It feels like ages since I wrote my last Mitchell entry. I’ve changed my thesis topic, spent weeks driving around the Irish countryside, flown to Pittsburgh, back to Dublin, gone out to Limerick, driven up the west coast, and back to Dublin and now Belfast.
I suppose the most important piece of new information is that I’m spending the summer working for the BBC in Northern Ireland, a job I’m very excited about and already enjoying immensely. I’m working at the Broadcasting House in downtown Belfast and I’m splitting the summer between the Politics Unit and the Online Production team. I started work on Tuesday, and I’ve been doing a mix of tasks helping out with live programs, pre-recorded interviews, and packaged films. Tuesday was my first day of work and I was at the Legislative Assembly until 8pm working on a radio show for that night’s broadcast. I’ve already learned a ton about broadcasting and am looking forward to the rest of the summer.
Apart from the BBC, the biggest thing going on in my life right now is my thesis. After a bit of negotiation with my thesis adviser, I was able to change my old topic to a radio documentary about Irish moonshine. The topic is somewhat ironic because although I do have an occasional beer or glass of wine, I’m a very, very light drinker. The subject is fascinating though and is tied up with notions of Irish country life, Irish relations with the British, the place of alcohol in society, and the effects of wealth on Ireland.

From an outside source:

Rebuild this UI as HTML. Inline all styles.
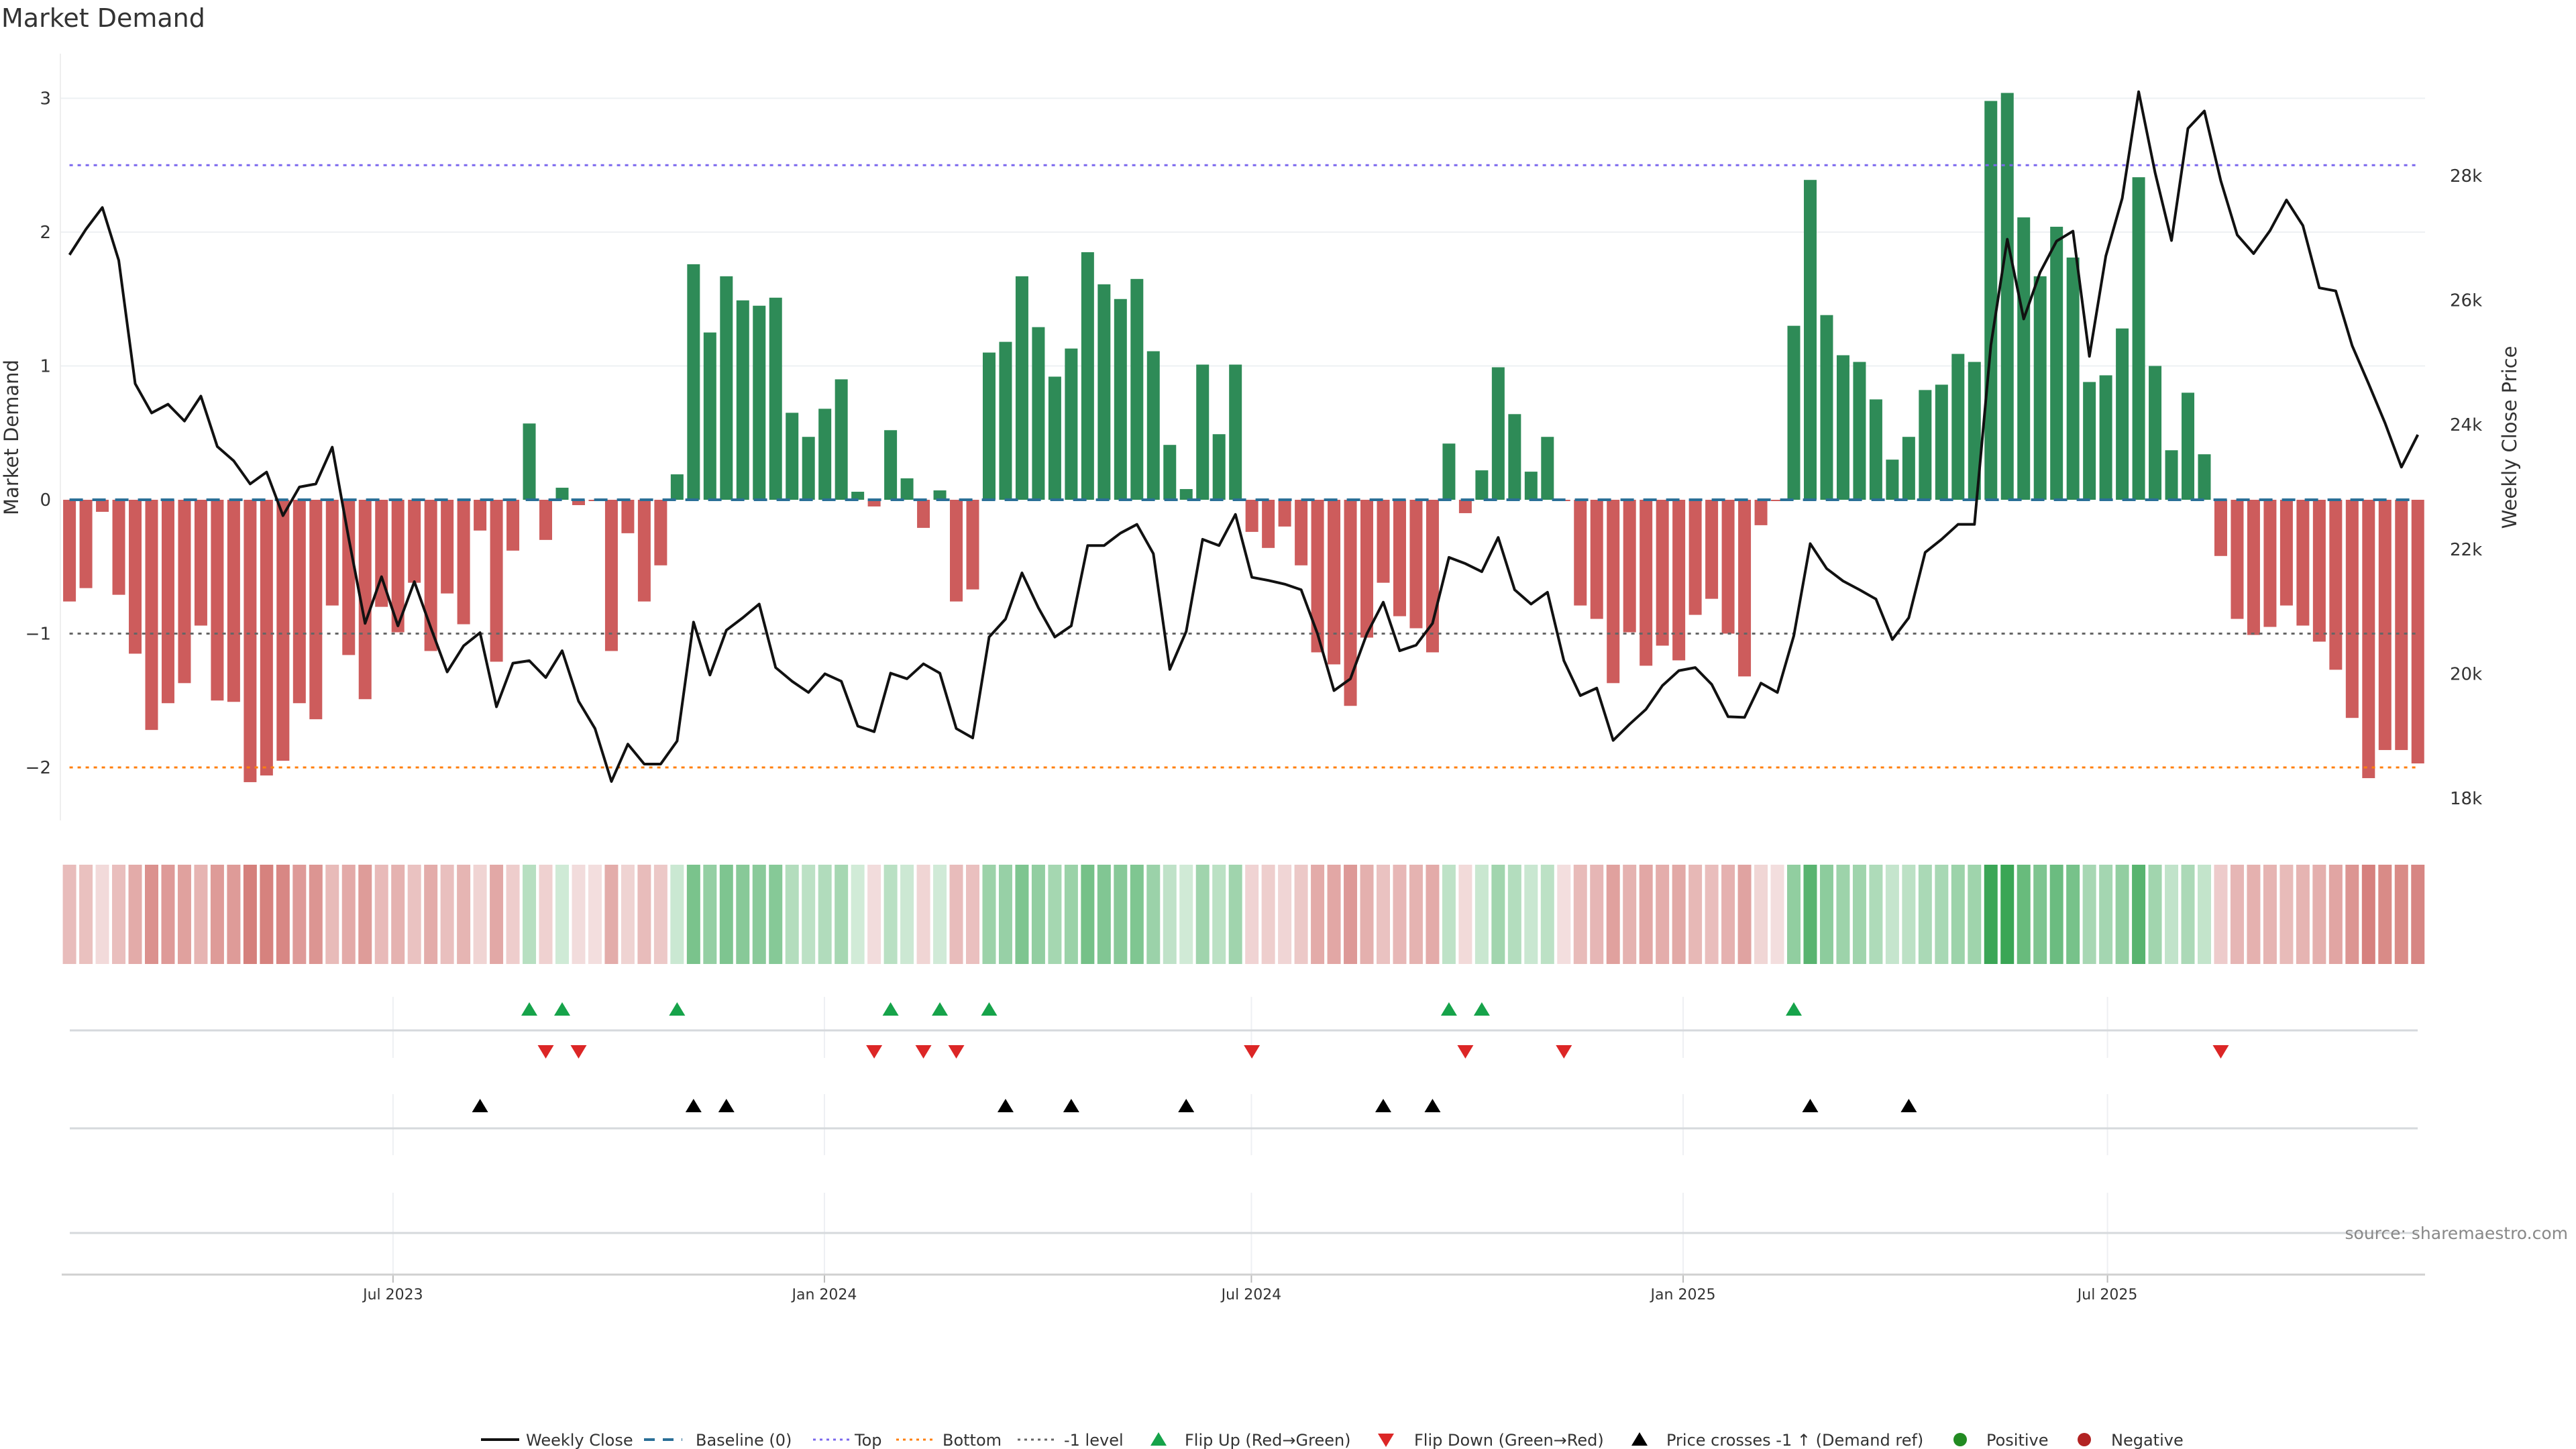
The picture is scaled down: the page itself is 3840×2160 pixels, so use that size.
<!DOCTYPE html>
<html><head><meta charset="utf-8"><style>
html,body{margin:0;padding:0;background:#fff;}
svg{display:block;font-family:"DejaVu Sans","Liberation Sans",sans-serif;}
</style></head><body>
<svg id="chart" width="3840" height="2160" viewBox="0 0 3840 2160" xmlns="http://www.w3.org/2000/svg">
<text x="2" y="40" font-size="38" fill="#333">Market Demand</text>
<g id="grid"></g><g id="refs"></g><g id="bars"></g><g id="line"></g><g id="heat"></g><g id="lower"></g><g id="axes"></g><g id="legend"></g>
<text x="3828" y="1847" font-size="25" fill="#888" text-anchor="end">source: sharemaestro.com</text>
</svg>
<script>
const demand = [-0.76,-0.66,-0.09,-0.71,-1.15,-1.72,-1.52,-1.37,-0.94,-1.50,-1.51,-2.11,-2.06,-1.95,-1.52,-1.64,-0.79,-1.16,-1.49,-0.80,-0.99,-0.62,-1.13,-0.70,-0.93,-0.23,-1.21,-0.38,0.57,-0.30,0.09,-0.04,-0.01,-1.13,-0.25,-0.76,-0.49,0.19,1.76,1.25,1.67,1.49,1.45,1.51,0.65,0.47,0.68,0.90,0.06,-0.05,0.52,0.16,-0.21,0.07,-0.76,-0.67,1.10,1.18,1.67,1.29,0.92,1.13,1.85,1.61,1.50,1.65,1.11,0.41,0.08,1.01,0.49,1.01,-0.24,-0.36,-0.20,-0.49,-1.14,-1.23,-1.54,-1.03,-0.62,-0.87,-0.96,-1.14,0.42,-0.10,0.22,0.99,0.64,0.21,0.47,-0.01,-0.79,-0.89,-1.37,-0.99,-1.24,-1.09,-1.20,-0.86,-0.74,-1.00,-1.32,-0.19,-0.01,1.30,2.39,1.38,1.08,1.03,0.75,0.30,0.47,0.82,0.86,1.09,1.03,2.98,3.04,2.11,1.67,2.04,1.81,0.88,0.93,1.28,2.41,1.00,0.37,0.80,0.34,-0.42,-0.89,-1.01,-0.95,-0.79,-0.94,-1.06,-1.27,-1.63,-2.08,-1.87,-1.87,-1.97];
const closeK = [26.73,27.14,27.49,26.64,24.66,24.19,24.33,24.06,24.46,23.65,23.42,23.05,23.24,22.54,23.00,23.05,23.64,22.18,20.81,21.56,20.77,21.48,20.74,20.03,20.45,20.66,19.47,20.17,20.21,19.94,20.37,19.56,19.12,18.27,18.87,18.55,18.55,18.92,20.83,19.98,20.70,20.90,21.12,20.10,19.88,19.70,20.00,19.88,19.16,19.07,20.01,19.92,20.16,20.01,19.12,18.97,20.59,20.88,21.62,21.06,20.59,20.77,22.06,22.06,22.26,22.40,21.93,20.07,20.68,22.16,22.06,22.56,21.55,21.50,21.44,21.35,20.64,19.73,19.92,20.64,21.15,20.37,20.46,20.81,21.87,21.77,21.64,22.19,21.35,21.12,21.31,20.21,19.65,19.77,18.93,19.19,19.43,19.81,20.05,20.10,19.83,19.31,19.30,19.85,19.70,20.61,22.09,21.69,21.49,21.35,21.20,20.55,20.90,21.95,22.16,22.40,22.40,25.28,26.98,25.70,26.45,26.95,27.11,25.10,26.71,27.64,29.35,28.05,26.96,28.76,29.04,27.92,27.05,26.75,27.12,27.61,27.20,26.20,26.15,25.27,24.66,24.03,23.32,23.84];
const flipUp = [28,30,37,50,53,56,84,86,105];
const flipDown = [29,31,49,52,54,72,85,91,131];
const priceCross = [25,38,40,57,61,68,80,83,106,112];
const leftTicks = [3,2,1,0,-1,-2];
const rightTicks = [18,20,22,24,26,28];
const dateTickLabels = ["Jul 2023","Jan 2024","Jul 2024","Jan 2025","Jul 2025"];
const dateTickIdx = [19.7,45.97,71.97,98.26,124.1];

const NS="http://www.w3.org/2000/svg";
function mk(parent,tag,attrs){const e=document.createElementNS(NS,tag);for(const k in attrs)e.setAttribute(k,attrs[k]);document.getElementById(parent).appendChild(e);return e;}
const X0=103.6, DX=24.48;
const xs=i=>X0+i*DX;
const yL=v=>745-v*199.5;
const yR=k=>262+(28-k)*92.8;
const PL=90, PR=3615;

leftTicks.forEach(t=>{
  if(t>0){const g=mk('grid','line',{x1:PL,x2:PR,y1:yL(t),y2:yL(t),stroke:'#eef0f3','stroke-width':2});
  
  }
  const tx=mk('axes','text',{x:76,y:yL(t)+9,'font-size':26,fill:'#333','text-anchor':'end'});
  tx.textContent=(t<0?'\u2212':'')+Math.abs(t);
  
  
});
mk('axes','line',{x1:PL,x2:PL,y1:80,y2:1223,stroke:'#eee','stroke-width':2});
rightTicks.forEach(t=>{
  const tx=mk('axes','text',{x:3652,y:yR(t)+9,'font-size':26,fill:'#333'});
  tx.textContent=t+'k';
  
  
});
let ty=mk('axes','text',{x:0,y:0,'font-size':29,fill:'#333','text-anchor':'middle',transform:'translate(27,652) rotate(-90)'});
ty.textContent='Market Demand';


ty=mk('axes','text',{x:0,y:0,'font-size':29,fill:'#333','text-anchor':'middle',transform:'translate(3751,652) rotate(-90)'});
ty.textContent='Weekly Close Price';



demand.forEach((v,i)=>{
  const y0=yL(0), y1=yL(v);
  const r=mk('bars','rect',{x:xs(i)-9.5,y:Math.min(y0,y1),width:19,height:Math.max(Math.abs(y1-y0),0.5),fill:v>=0?'#2e8b57':'#cd5c5c'});
  
  
});
[[2.5,'#7b68ee','5,7','top-line'],[-1,'#666','5,7','minus-one-line'],[-2,'#ff7f0e','5,7','bottom-line'],[0,'#2a6f97','20,14','baseline-line']].forEach(([v,c,d,n])=>{
  const l=mk('line','line',{x1:xs(0),x2:xs(demand.length-1),y1:yL(v),y2:yL(v),stroke:c,'stroke-width':v===0?4:3,'stroke-dasharray':d});
  
  
});
const pl=mk('line','polyline',{points:closeK.map((k,i)=>xs(i)+','+yR(k)).join(' '),fill:'none',stroke:'#111','stroke-width':4,'stroke-linejoin':'round'});



function heatColor(v){
  if(v>=0){const t=Math.min(v/3,1);return `rgb(${Math.round(212-154*t)},${Math.round(236-70*t)},${Math.round(218-133*t)})`;}
  const t=Math.min(-v/2.2,1);return `rgb(${Math.round(243-31*t)},${Math.round(222-98*t)},${Math.round(222-102*t)})`;
}
demand.forEach((v,i)=>{
  const r=mk('heat','rect',{x:xs(i)-10,y:1289,width:20,height:148,fill:heatColor(v)});
  
  
});

dateTickIdx.forEach((d,j)=>{
  const x=xs(d);
  [[1486,1577],[1631,1722],[1778,1900]].forEach(([a,b])=>{
    const g=mk('lower','line',{x1:x,x2:x,y1:a,y2:b,stroke:'#eef0f3','stroke-width':2});
    
    
  });
  mk('axes','line',{x1:x,x2:x,y1:1900,y2:1912,stroke:'#bbb','stroke-width':2});
  const t=mk('axes','text',{x:x,y:1937,'font-size':22,fill:'#333','text-anchor':'middle'});
  t.textContent=dateTickLabels[j];
  
  
});
[1536,1682,1838].forEach(y=>{const l=mk('lower','line',{x1:104,x2:3604,y1:y,y2:y,stroke:'#d6d9dc','stroke-width':3});
  
  });
mk('axes','line',{x1:92,x2:3615,y1:1900,y2:1900,stroke:'#d0d0d0','stroke-width':3});
function tri(g,x,y,up,c,name){
  const p=up?`${x-12},${y+9} ${x+12},${y+9} ${x},${y-11}`:`${x-12},${y-9} ${x+12},${y-9} ${x},${y+11}`;
  const t=mk(g,'polygon',{points:p,fill:c});
  
  
}
flipUp.forEach(i=>tri('lower',xs(i),1505,true,'#16a34a','flip-up-marker'));
flipDown.forEach(i=>tri('lower',xs(i),1567,false,'#dc2626','flip-down-marker'));
priceCross.forEach(i=>tri('lower',xs(i),1649,true,'#000','price-cross-marker'));

const LY=2146;
function legText(x,s){const t=mk('legend','text',{x:x,y:LY+9,'font-size':24,fill:'#333'});t.textContent=s;}
function legLine(x,c,d,w){const l=mk('legend','line',{x1:x,x2:x+57,y1:LY,y2:LY,stroke:c,'stroke-width':w,'stroke-dasharray':d});}
legLine(717,'#111','none',4);legText(784,'Weekly Close');
legLine(960,'#2a6f97','16,12',4);legText(1037,'Baseline (0)');
legLine(1212,'#7b68ee','4,6',3);legText(1274,'Top');
legLine(1336,'#ff7f0e','4,6',3);legText(1405,'Bottom');
legLine(1517,'#666','4,6',3);legText(1586,'-1 level');
tri('legend',1727,LY,true,'#16a34a','legend-flip-up');legText(1766,'Flip Up (Red\u2192Green)');
tri('legend',2066,LY,false,'#dc2626','legend-flip-down');legText(2108,'Flip Down (Green\u2192Red)');
tri('legend',2444,LY,true,'#000','legend-price-cross');legText(2484,'Price crosses -1 \u2191 (Demand ref)');
let c=mk('legend','circle',{cx:2922,cy:LY,r:10,fill:'#228b22'});legText(2961,'Positive');
c=mk('legend','circle',{cx:3107,cy:LY,r:10,fill:'#b22222'});legText(3147,'Negative');
</script>
</body></html>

Moonshine in Ireland is called poitín (PU-cheen) and has been illegal for more than three hundred years. Of course, that hasn’t stopped people from producing it, and in the early 1800’s, ¾ of all alcohol produced in Ireland was poitín, with country farmers brewing and distilling it in bogs and on islands. In recent years, however, the production of poitín has nearly died out because people have moved to the cities and become wealthier, hence able to buy commercial spirits. I spent weeks traveling around Ireland interviewing people who used to make poitín. I interviewed a police officer, a forensics analyst (who tests poitín when it gets confiscated), a restaurant chef who uses it, and a country doctor who has seen the effect it’s had on people’s health. I’ve got the majority of my interviews done and need to edit it down and start weaving them together.
My second semester of classes was just as interesting as the first and although I found myself pressed to the wall at the end of it, I enjoyed them a lot. For my publications course, I produced six-sample pages of a current affairs magazine, a project I spent a full week doing. For my features course, I did a final article on discrimination against women in the construction industry. In Media Law, I learned about the efforts to reform Ireland’s legal profession and wrote a 10-page paper on the battles that are being waged over those reforms.
I’ve learned so much in a short time, about Ireland and about journalism. Now I’m in Northern Ireland and learning about broadcast skills and about the politics and the history here. I can’t imagine the year having gone better and for that I’m grateful to a host of people. Most of all I want to thank the US-Ireland Alliance and all its benefactors, including the Irish and US Governments, Derek and Siobhan Quinlan, Pat and Teresa Mooney, Cross-Atlantic Capital Partners, and John Morrissey. (I should say I finally met many of these people at our end-of-year reception and really enjoyed getting to know them.) I also want to thank all of the professors and staff at DCU who encouraged and supported me throughout the year, especially John O’Sullivan, Colum Kenny, Eoin Campbell and Damien Hickey. Finally, I want to thank Trina Vargo, Mary Lou, and all of the Mitchell Scholars from whom I learned so much and whose friendship I know will last for many years.